So which is more important, Passion or Intimacy? Depends who you ask!
Ask a woman and my guess is that most often the answer will be that intimacy (emotional and intellectual connection) comes first – it is essential, after intimacy there is a good chance passion will follow. A man (if he is honest) may well say that passion establishes a deep connection that makes intimacy a lot easier. Mmmm, herein lies a dilemma!!! After years of counselling couples facing this “chicken and egg” question it is clear to me that there is no simple solution. Someone has to give…
For decades there has been this “transactional sex” teaching going around that I find particularly offensive. (To men, but especially to women!) It goes something like this: Men- if you want sex then you need to plan for it. It starts early by giving your wife a cup of tea. This is followed by texts during the day and maybe a phone call. In the evening if you are really nice to her, you may well get lucky. That’s just manipulation! One thing women get (and it seems my wife has honed these skills) is motive. If we are doing something to get a result-let’s call it for what it is – it’s a transaction.

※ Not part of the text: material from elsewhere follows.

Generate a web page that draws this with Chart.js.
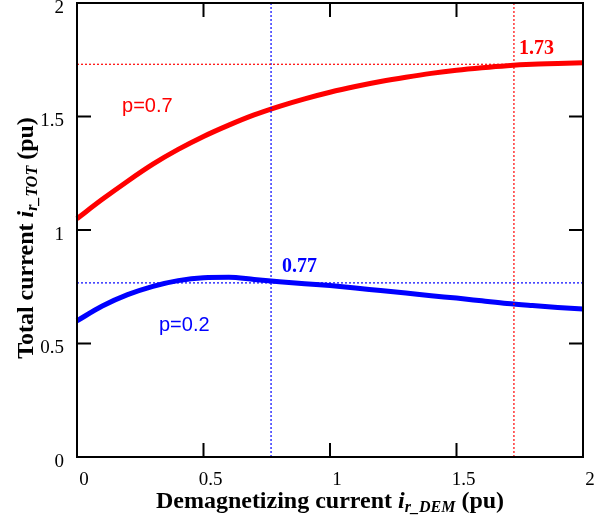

Certainly my wife is not that cheap! So if that doesn’t work, what does?
Most couples come to a place of crisis. Looking at passion and intimacy from opposite sides and neither is happy. If this crisis is negotiated well, the end result can be an understanding that this is never an “either or” dilemma, but rather establishing a “both and” mentality. Let me try and explain. Mature relationships are by their very nature both generous and selfish at the same time. They are generous in that my partner needs become incredibly important to me, but selfish in that meeting their needs makes me feel good about myself. Intimacy and Passion are exactly the same. There is a “me” component and an “us” component to both of them. In a mature relationship these need not be separated. If couples come to a clear understanding that both Intimacy and Passion are equally important, then the chicken and egg question becomes irrelevant as both get their needs met. If both come to a place of generosity, where their needs, their partner’s needs and the needs of the relationship are important, then both partners needs for Intimacy and Passion will be met. The cycle of generosity is not driven by “my rights” but by the changing needs that present at any particular time. The overall result in a “both and” triangle where both partners needs are equally met.
The theory is fairly simple but what does that look like in practice. Intimacy and Passion needs are often not met at the same time; often they are not met on the same day. Mature relationships require that both spouses operate from a place of generosity. This needs each individual (at times when their specific desire or need is not being met) to self soothe their emotions (I don’t feel like it) and find the “best of them”. Choice needs to come from this place. If the “best of them” does not have the capacity for intimacy at that time they need to articulate that and own that, conversely if the “best of them” can meet their partners need then the invitation is to turn up to the best of their ability. Exactly the same would apply to passion. The low desire partner needs to self soothe and access the best of them and make a decision from this stance. The result would be either to respectfully decline or to turn up and be fully engaged in the sexual exchange. No mercy sex here!!!
Essentially as relationships mature each spouse realises that their needs are different, their priorities are different and the order of fulfilment is different. As this develops the low desire partner for intimacy realises that this is an essential ingredient in their relationship and they need to stretch and turn up in order to have a healthy relationship. This is not for selfish gain but rather because the “best of them” requires them to do so. Similarly the low desire partner for passion would need to follow the same course. As both partners do this each has their needs fulfilled and as a result the relationship thrives. Not either / or, always both / and!!!